There is one population who will not be visiting their hometowns during Chuseok: North Korean refugees. These people are permanently severed from their families and friends who are still caught in the country. They cannot call or write into North Korea. There is no form of Zoom or Facetime they can use to virtually join these celebrations. Most ties are all but severed.
Consider what it might feel like to be alone on Christmas as the world around joins their families to celebrate. North Koreans already feel isolated in South Korea but this shared holiday highlights this cold reality.
North Korean refugees in South Korea typically gather with fellow North Korean friends and engage in heavy drinking, according to our staff in South Korea. In the absence of immediate family, they gather with people who come from the same hometown in North Korea.
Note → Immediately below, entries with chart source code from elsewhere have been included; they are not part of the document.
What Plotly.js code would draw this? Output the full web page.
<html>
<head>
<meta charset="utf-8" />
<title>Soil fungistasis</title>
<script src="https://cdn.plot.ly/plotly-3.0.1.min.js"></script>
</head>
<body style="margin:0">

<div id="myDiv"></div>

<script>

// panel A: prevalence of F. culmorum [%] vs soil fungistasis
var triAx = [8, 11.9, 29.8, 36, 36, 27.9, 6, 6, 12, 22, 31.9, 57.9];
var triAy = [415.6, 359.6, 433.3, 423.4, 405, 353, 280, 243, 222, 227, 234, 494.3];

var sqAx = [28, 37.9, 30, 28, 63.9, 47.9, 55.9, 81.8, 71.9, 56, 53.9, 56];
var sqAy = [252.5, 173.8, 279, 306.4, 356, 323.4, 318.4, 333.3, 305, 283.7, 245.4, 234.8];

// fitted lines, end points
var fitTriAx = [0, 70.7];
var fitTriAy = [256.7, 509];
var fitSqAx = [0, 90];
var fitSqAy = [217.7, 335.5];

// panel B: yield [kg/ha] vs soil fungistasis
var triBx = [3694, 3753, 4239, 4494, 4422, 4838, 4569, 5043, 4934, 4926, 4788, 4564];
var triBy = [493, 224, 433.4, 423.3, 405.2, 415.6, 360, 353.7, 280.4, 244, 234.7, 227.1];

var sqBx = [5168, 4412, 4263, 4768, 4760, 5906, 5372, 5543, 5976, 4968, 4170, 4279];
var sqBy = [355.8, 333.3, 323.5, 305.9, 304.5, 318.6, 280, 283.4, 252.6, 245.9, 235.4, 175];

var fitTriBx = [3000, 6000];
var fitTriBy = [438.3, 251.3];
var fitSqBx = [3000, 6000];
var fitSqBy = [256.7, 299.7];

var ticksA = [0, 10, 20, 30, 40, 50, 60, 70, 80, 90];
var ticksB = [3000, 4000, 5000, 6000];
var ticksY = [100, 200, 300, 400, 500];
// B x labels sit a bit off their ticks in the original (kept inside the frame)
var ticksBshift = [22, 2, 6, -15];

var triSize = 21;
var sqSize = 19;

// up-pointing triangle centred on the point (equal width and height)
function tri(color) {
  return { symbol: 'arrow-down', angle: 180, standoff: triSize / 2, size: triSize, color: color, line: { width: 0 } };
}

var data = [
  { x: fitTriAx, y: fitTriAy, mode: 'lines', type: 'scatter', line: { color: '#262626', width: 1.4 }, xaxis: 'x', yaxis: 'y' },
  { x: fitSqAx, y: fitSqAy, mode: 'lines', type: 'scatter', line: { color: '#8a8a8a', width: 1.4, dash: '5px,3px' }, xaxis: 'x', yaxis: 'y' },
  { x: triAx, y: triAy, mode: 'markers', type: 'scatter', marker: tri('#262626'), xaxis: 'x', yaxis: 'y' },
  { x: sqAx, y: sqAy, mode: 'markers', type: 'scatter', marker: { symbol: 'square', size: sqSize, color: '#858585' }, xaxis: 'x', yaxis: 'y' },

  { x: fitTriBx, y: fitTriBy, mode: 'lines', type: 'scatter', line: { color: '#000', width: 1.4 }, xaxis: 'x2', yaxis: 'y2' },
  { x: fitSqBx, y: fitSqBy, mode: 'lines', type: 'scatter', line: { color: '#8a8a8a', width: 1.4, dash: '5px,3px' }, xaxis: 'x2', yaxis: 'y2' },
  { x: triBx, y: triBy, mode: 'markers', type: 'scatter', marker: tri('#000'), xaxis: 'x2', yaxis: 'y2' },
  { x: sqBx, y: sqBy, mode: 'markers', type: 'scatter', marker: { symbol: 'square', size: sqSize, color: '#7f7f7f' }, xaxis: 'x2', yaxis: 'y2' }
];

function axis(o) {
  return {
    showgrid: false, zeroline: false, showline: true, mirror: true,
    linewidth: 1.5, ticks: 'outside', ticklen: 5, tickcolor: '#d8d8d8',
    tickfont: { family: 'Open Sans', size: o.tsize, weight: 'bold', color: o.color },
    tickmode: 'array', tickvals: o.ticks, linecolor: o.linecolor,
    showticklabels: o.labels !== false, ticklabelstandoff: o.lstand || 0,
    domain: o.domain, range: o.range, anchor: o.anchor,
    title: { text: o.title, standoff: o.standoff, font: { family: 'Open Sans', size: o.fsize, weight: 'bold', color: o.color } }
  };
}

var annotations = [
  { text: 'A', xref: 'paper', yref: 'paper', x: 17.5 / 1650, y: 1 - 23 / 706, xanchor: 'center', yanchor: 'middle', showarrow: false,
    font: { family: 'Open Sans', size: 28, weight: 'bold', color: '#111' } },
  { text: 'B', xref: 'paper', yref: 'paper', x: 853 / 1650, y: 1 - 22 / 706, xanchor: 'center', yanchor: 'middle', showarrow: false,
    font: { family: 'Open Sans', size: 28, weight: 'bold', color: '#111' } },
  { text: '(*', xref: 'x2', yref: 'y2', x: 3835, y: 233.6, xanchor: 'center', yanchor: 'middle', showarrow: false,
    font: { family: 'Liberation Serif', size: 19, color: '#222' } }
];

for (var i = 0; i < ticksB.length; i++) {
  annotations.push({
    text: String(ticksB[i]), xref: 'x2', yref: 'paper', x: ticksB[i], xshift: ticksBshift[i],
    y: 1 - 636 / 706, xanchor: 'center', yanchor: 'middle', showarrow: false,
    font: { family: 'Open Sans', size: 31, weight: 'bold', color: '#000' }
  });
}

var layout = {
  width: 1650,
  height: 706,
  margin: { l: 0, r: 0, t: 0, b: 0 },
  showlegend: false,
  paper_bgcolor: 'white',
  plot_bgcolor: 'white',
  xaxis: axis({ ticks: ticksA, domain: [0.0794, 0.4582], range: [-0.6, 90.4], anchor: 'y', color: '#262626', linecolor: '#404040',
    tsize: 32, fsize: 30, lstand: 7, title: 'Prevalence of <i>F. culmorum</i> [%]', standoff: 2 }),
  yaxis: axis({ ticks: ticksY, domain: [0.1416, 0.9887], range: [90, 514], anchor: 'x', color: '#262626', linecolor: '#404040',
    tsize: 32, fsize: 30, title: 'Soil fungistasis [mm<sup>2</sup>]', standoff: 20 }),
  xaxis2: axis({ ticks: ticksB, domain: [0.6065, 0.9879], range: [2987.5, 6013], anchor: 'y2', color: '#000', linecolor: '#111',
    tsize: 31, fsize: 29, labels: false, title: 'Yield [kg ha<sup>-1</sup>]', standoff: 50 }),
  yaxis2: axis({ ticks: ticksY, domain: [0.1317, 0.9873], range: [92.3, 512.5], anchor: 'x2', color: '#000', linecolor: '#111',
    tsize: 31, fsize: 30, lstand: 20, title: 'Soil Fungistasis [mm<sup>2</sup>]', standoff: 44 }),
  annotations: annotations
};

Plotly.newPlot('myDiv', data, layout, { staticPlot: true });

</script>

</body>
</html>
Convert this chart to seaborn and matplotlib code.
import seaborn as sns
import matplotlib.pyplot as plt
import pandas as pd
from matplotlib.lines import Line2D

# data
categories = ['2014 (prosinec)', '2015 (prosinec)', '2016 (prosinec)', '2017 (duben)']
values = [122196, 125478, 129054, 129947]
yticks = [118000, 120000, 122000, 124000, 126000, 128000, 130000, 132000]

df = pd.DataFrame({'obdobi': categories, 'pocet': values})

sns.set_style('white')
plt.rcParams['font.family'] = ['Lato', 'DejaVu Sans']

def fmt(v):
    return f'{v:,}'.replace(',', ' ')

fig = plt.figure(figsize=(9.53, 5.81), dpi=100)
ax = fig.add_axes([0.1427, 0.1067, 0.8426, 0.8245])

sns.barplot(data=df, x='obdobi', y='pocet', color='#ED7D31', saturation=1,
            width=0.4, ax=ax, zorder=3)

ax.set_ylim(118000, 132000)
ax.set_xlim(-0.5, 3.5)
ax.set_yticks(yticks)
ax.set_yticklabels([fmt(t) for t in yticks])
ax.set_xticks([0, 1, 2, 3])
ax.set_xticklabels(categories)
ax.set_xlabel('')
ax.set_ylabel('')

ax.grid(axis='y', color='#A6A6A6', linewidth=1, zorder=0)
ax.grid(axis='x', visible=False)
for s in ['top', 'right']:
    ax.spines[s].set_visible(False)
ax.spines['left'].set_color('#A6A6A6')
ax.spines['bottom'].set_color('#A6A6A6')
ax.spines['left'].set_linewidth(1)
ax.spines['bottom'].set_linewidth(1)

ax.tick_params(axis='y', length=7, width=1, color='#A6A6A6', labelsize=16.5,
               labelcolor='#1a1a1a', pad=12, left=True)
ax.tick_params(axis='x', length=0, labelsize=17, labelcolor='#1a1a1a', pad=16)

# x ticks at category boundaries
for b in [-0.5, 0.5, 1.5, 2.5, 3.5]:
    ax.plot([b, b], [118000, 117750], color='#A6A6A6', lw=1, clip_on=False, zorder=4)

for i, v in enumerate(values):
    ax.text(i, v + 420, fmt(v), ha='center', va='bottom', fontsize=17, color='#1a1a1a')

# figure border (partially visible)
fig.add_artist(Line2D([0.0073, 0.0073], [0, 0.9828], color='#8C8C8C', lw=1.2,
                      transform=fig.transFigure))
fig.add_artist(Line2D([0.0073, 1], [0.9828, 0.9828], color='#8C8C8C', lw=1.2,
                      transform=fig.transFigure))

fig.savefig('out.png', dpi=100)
Some celebrate with people who they came into South Korea with, people they can share their earliest memories of their new country.
The holiday starts with families visiting the gravesites of their ancestors to pay respect, something that is impossible for North Korean refugees to do. Chuseok celebrations then focus on food, specifically songpyeon, a rice cake with sweet fillings such as red bean, chestnuts, dates or honey. But for North Koreans, reminders of how food ran dry during the famine often pepper their feelings of nostalgia with pain.
Elim House resident “Kristine” remembers when she was a little girl in her hometown eating songpyeon and traditional Korean vegetables such as bean sprouts. In North Korea before the famine, Kristine’s family made a large amount of songpyeon and brought it to her grandparents' tomb. After bowing three times, she remembers sitting around and feasting. The famine changed all of this, she said.
When the famine took hold in the late 90s, there was nothing to eat and no more rice cake to make on Chuseok. This is when she decided to make the dangerous journey across the river to China.
This Chuseok, our South Korea team will celebrate with our Elim House residents and enjoy traditional food and activities together like a family. The celebration will be centered around God’s goodness in the lives of the refugees. Though this holiday is often a painful reminder of the homes and families they left, there is much to be thankful for: a safe place to stay, people who are there to help them rebuild their lives, and the love of their Heavenly Father.